Mechanics: How should comprehension requirements be enforced? When would testing take place? Who would be tested? If a product failed the test, what would happen to existing consumers who had already bought the product?

Although each of these questions is extremely difficult to answer, most of the same questions also need to be answered for rational financial education and disclosure policymaking. Just as we would need to ask what comprehension testing should test, we need to ask what information education or disclosure should convey, and to answer that question we must decide what consumers need to comprehend to make good financial product decisions, which in turn requires us to define which financial decisions are good ones. Just as we would need benchmarks for what a firm must show about consumer financial product understanding in the field to meet comprehension requirements, we need benchmarks for what outcomes demonstrate that financial education is effective and how well disclosure needs to perform in the lab. As with comprehension requirements, establishing these benchmarks requires decisions about how much of the information taught in the course or contained in the disclosure consumers need to understand, and what proportion of each population subgroup must understand it. That we have not directly confronted these questions in the financial education and disclosure contexts just means we are to a large degree stumbling around in the dark with these policy approaches.

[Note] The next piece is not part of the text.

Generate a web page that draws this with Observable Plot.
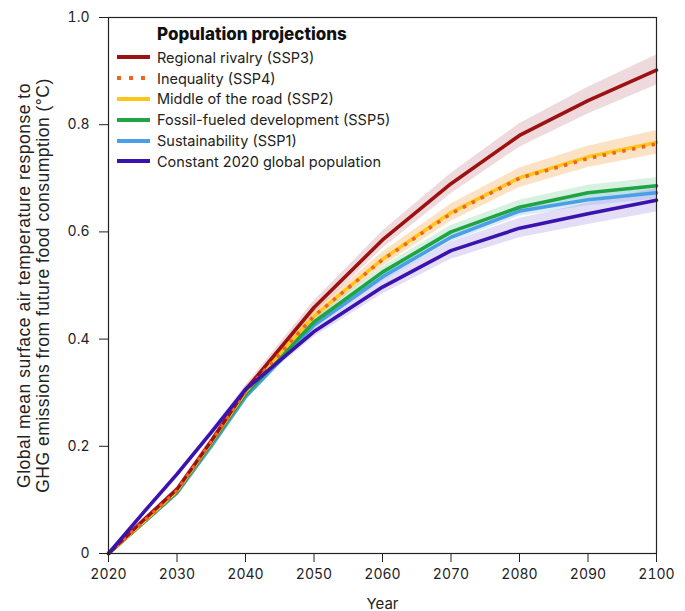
<!DOCTYPE html>
<html>
<head>
<meta charset="utf-8">
<script src="https://cdn.jsdelivr.net/npm/d3@7"></script>
<script src="https://cdn.jsdelivr.net/npm/@observablehq/plot@0.6"></script>
<style>
  body { margin: 0; background: #fff; font-family: Inter, Roboto, sans-serif; }
  #wrap { position: relative; width: 685px; height: 611px; }
  #legend { position: absolute; left: 117px; top: 24px; color: #222; }
  #legend .title { font-weight: 800; font-size: 17px; line-height: 20px; margin-left: 40px; margin-bottom: 3px; color: #111; }
  #legend .row { display: flex; align-items: center; height: 20.8px; font-size: 14.5px; }
  #legend svg { margin-right: 7px; }
</style>
</head>
<body>
<div id="wrap"></div>
<script>
const years = [2020, 2025, 2030, 2035, 2040, 2050, 2060, 2070, 2080, 2090, 2100];

const ssp3 = [0, 0.061, 0.120, 0.210, 0.305, 0.459, 0.585, 0.690, 0.780, 0.845, 0.902];
const ssp4 = [0, 0.058, 0.117, 0.208, 0.302, 0.443, 0.548, 0.634, 0.700, 0.737, 0.764];
const ssp2 = [0, 0.058, 0.117, 0.208, 0.302, 0.443, 0.549, 0.636, 0.701, 0.740, 0.767];
const ssp5 = [0, 0.057, 0.115, 0.205, 0.297, 0.432, 0.525, 0.600, 0.646, 0.673, 0.686];
const ssp1 = [0, 0.056, 0.113, 0.200, 0.292, 0.426, 0.516, 0.590, 0.639, 0.660, 0.673];
const constant = [0, 0.075, 0.148, 0.226, 0.306, 0.414, 0.497, 0.565, 0.607, 0.634, 0.659];

const spread3 = [0, 0.002, 0.004, 0.006, 0.008, 0.012, 0.016, 0.019, 0.022, 0.025, 0.028];
const spread4 = [0, 0.002, 0.003, 0.005, 0.007, 0.010, 0.013, 0.016, 0.018, 0.020, 0.022];
const spread2 = [0, 0.002, 0.003, 0.005, 0.007, 0.010, 0.013, 0.016, 0.018, 0.020, 0.022];
const spread5 = [0, 0.001, 0.002, 0.004, 0.005, 0.008, 0.010, 0.012, 0.013, 0.014, 0.015];
const spread1 = [0, 0.001, 0.002, 0.003, 0.004, 0.006, 0.008, 0.009, 0.010, 0.011, 0.012];
const spreadC = [0, 0.002, 0.003, 0.005, 0.007, 0.010, 0.013, 0.016, 0.018, 0.020, 0.022];

const xTicks = [2020, 2030, 2040, 2050, 2060, 2070, 2080, 2090, 2100];
const yTicks = [0, 0.2, 0.4, 0.6, 0.8, 1.0];
const yTickLabels = ["0", "0.2", "0.4", "0.6", "0.8", "1.0"];

const legendTitle = "Population projections";
const names = [
  "Regional rivalry (SSP3)",
  "Inequality (SSP4)",
  "Middle of the road (SSP2)",
  "Fossil-fueled development (SSP5)",
  "Sustainability (SSP1)",
  "Constant 2020 global population"
];
const lineColors = ["#9c1111", "#f06422", "#ffc61a", "#1fa443", "#4b9fe6", "#3a12ad"];
const bandColors = ["#c98a92", "#f7a64a", "#f7a64a", "#7fd3a0", "#8cc2f0", "#a995e0"];

const seriesDefs = [
  {name: names[0], values: ssp3, spread: spread3, color: lineColors[0], band: bandColors[0], dash: null},
  {name: names[1], values: ssp4, spread: spread4, color: lineColors[1], band: bandColors[1], dash: "3.5,6.5"},
  {name: names[2], values: ssp2, spread: spread2, color: lineColors[2], band: bandColors[2], dash: null},
  {name: names[3], values: ssp5, spread: spread5, color: lineColors[3], band: bandColors[3], dash: null},
  {name: names[4], values: ssp1, spread: spread1, color: lineColors[4], band: bandColors[4], dash: null},
  {name: names[5], values: constant, spread: spreadC, color: lineColors[5], band: bandColors[5], dash: null}
];

function rows(s) {
  return years.map((yr, i) => ({year: yr, v: s.values[i], lo: s.values[i] - s.spread[i], hi: s.values[i] + s.spread[i]}));
}

const bandOrder = [0, 2, 3, 4, 5];
const lineOrder = [4, 3, 2, 0, 1, 5];

const marks = [];
for (const i of bandOrder) {
  const s = seriesDefs[i];
  marks.push(Plot.areaY(rows(s), {x: "year", y1: "lo", y2: "hi", fill: s.band, fillOpacity: 0.32, curve: "linear"}));
}
for (const i of lineOrder) {
  const s = seriesDefs[i];
  const opts = {x: "year", y: "v", stroke: s.color, strokeWidth: 3.6, curve: "linear", strokeLinejoin: "round"};
  if (s.dash) { opts.strokeDasharray = s.dash; opts.strokeLinecap = "butt"; }
  else opts.strokeLinecap = "round";
  marks.push(Plot.line(rows(s), opts));
}
const yTitle = "Global mean surface air temperature response to\nGHG emissions from future food consumption (°C)";
marks.push(Plot.frame({stroke: "#222", strokeWidth: 1.2}));
marks.push(Plot.axisX({ticks: xTicks, tickFormat: d => String(d), tickSize: 9, tickPadding: 7, fontSize: 14, label: null, color: "#222"}));
marks.push(Plot.axisY({ticks: yTicks, tickFormat: d => yTickLabels[yTicks.indexOf(d)], tickSize: 9, tickPadding: 10, fontSize: 14, label: null, color: "#222"}));
marks.push(Plot.text(["Year"], {frameAnchor: "bottom", dy: 55, fontSize: 15, lineAnchor: "bottom", fill: "#222"}));
marks.push(Plot.text([yTitle],
  {frameAnchor: "left", dx: -75, rotate: -90, fontSize: 17.5, lineHeight: 1.1, textAnchor: "middle", lineAnchor: "middle", fill: "#222", fontFamily: "'Liberation Sans', Arial, sans-serif"}));

const chart = Plot.plot({
  width: 685,
  height: 611,
  marginLeft: 108,
  marginRight: 29,
  marginTop: 17,
  marginBottom: 58,
  style: {fontFamily: "Inter, Roboto, sans-serif", fontSize: "14px", color: "#222", background: "#fff"},
  x: {domain: [2020, 2100]},
  y: {domain: [0, 1]},
  marks
});
d3.select(chart).selectAll("text")
  .filter(function() { return this.textContent.startsWith("Global mean"); })
  .style("letter-spacing", "0.5px");
const wrap = document.getElementById("wrap");
wrap.appendChild(chart);

const legend = document.createElement("div");
legend.id = "legend";
const t = document.createElement("div");
t.className = "title";
t.textContent = legendTitle;
legend.appendChild(t);
seriesDefs.forEach(s => {
  const row = document.createElement("div");
  row.className = "row";
  const sw = d3.create("svg").attr("width", 33).attr("height", 8);
  sw.append("line").attr("x1", 0).attr("x2", 33).attr("y1", 4).attr("y2", 4)
    .attr("stroke", s.color).attr("stroke-width", 4)
    .attr("stroke-dasharray", s.dash ? "4,8" : null);
  row.appendChild(sw.node());
  const label = document.createElement("span");
  label.textContent = s.name;
  row.appendChild(label);
  legend.appendChild(row);
});
wrap.appendChild(legend);
</script>
</body>
</html>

The potential benefits of regulation through comprehension requirements are multiple. First, because it is field-based during actual product purchase and use, it measures the total effect on consumer understanding from various sources - formal disclosures, marketing, social messages, etc. - giving firms an incentive to engage in informative rather than misleading marketing and sales tactics. Second, it moves some burden from regulators to firms, which are better able to keep up with changes in the marketplace that affect consumer comprehension. Third, in the same spirit as new governance proposals, it gives firms more flexibility because they can meet comprehension standards in whatever way they see fit (e.g., through labeling, advertising or social media), facilitating innovation. Fourth, comprehension requirements are more likely to lead to more informed citizens and consumers than education and disclosure have done. Fifth, regulation through comprehension standards would force us to directly face the questions we have dodged with our existing policies of education and disclosure.

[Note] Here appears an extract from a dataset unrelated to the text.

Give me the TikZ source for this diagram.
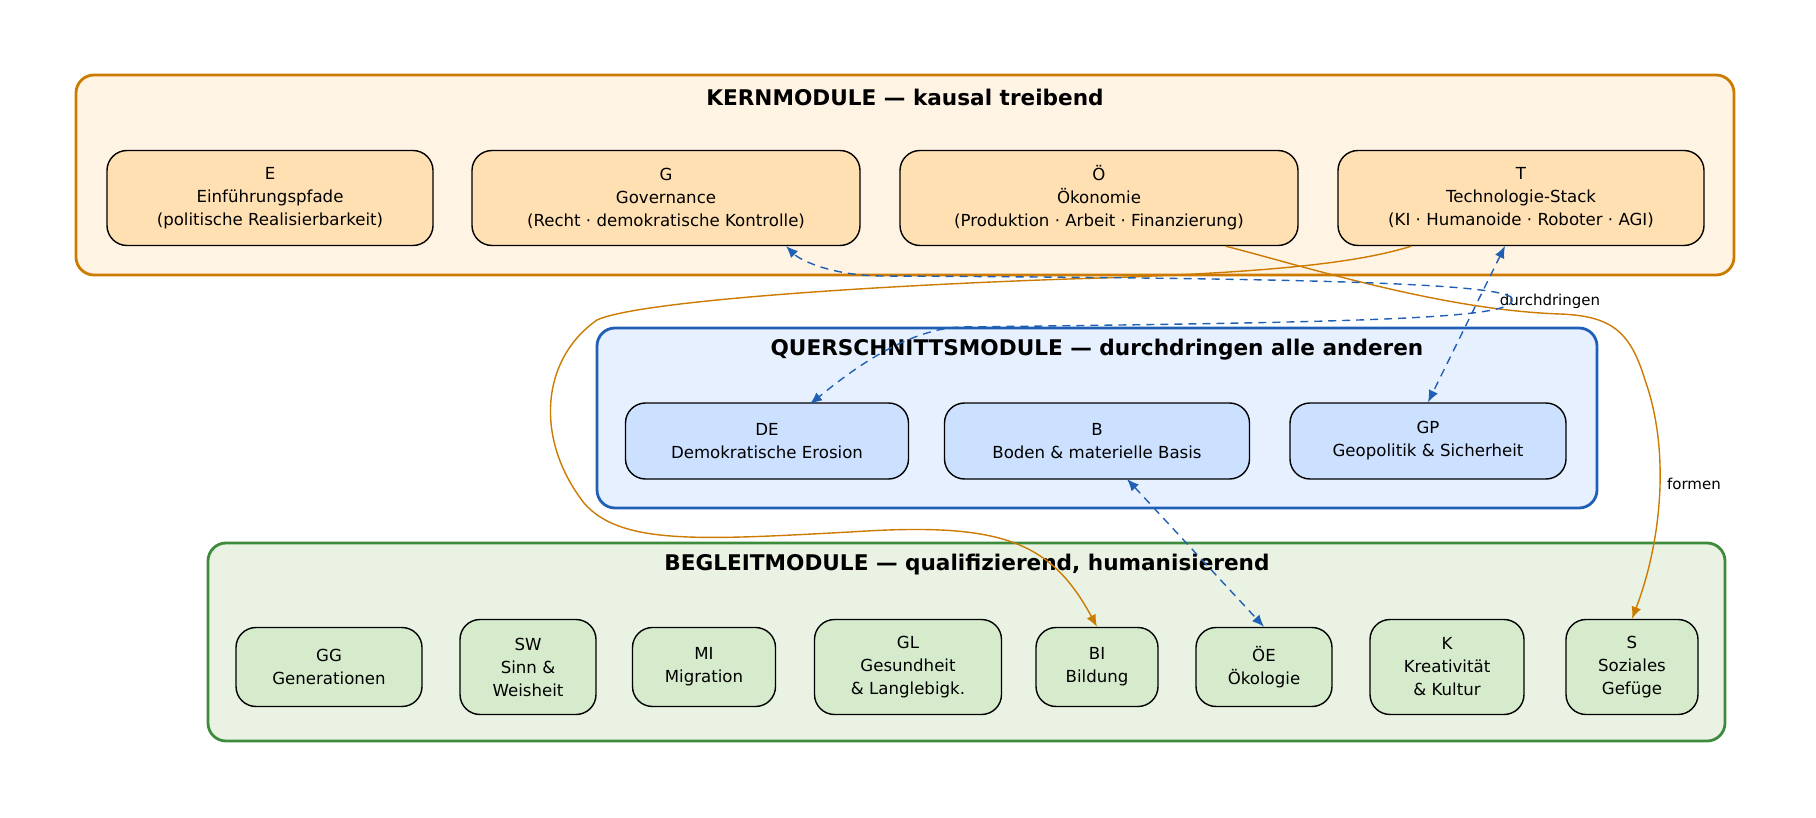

Potential pitfalls are also plentiful. First, depending on who is tested, various unintended consequences could occur. If a sample of all consumers were subject to comprehension testing, then low comprehension by those who would be unlikely to buy the product could prevent the sale of more complex products to consumers who would benefit from them. But if only actual product purchasers were subject to comprehension testing, firms might avoid selling to low literacy subgroups even where those groups might benefit from the product. Second, the costs of testing could disadvantage small firms. Third, testing schedules could favor particular firms. Early-testing firms might be forced to provide education to all consumers who might be tested, allowing firms that test later to free ride. Or early-testing firms might take the opportunity to monkey with their competitors’ testing, waiting until their own testing was complete and then using advertising to confuse consumers subject to competitors’ testing. Fourth, regulators might have difficulty monitoring the integrity of the comprehension testing environment or keeping comprehension requirements up-to-date with the market.

More problematically, comprehension requirements address only the first of the four fundamental problems with disclosure identified in my last post. A consumer who understands a product does not necessarily know what alternatives are available in the market, how to compare alternatives, or what her own future product use experience is likely to be. Comprehension does not address the consumer’s decisionmaking resources or shape the entire frame that affects consumer decisions. That is, comprehension is not sufficient for good decisionmaking about financial products. I would even suggest that comprehension is also not necessary for the appropriate use of consumer financial products. People make good decisions for the “wrong” reasons all the time (My friend recommended this mortgage broker so I’m sure she’s getting me a good deal is probably the wrong reason, but maybe the mortgage is a good deal). 

Nonetheless, we should explore comprehension requirements. At the very least, it would force us to grapple with what a good financial decision is, a question we sidestep when we rely on financial education or disclosure, but which we should honestly confront in those contexts as well.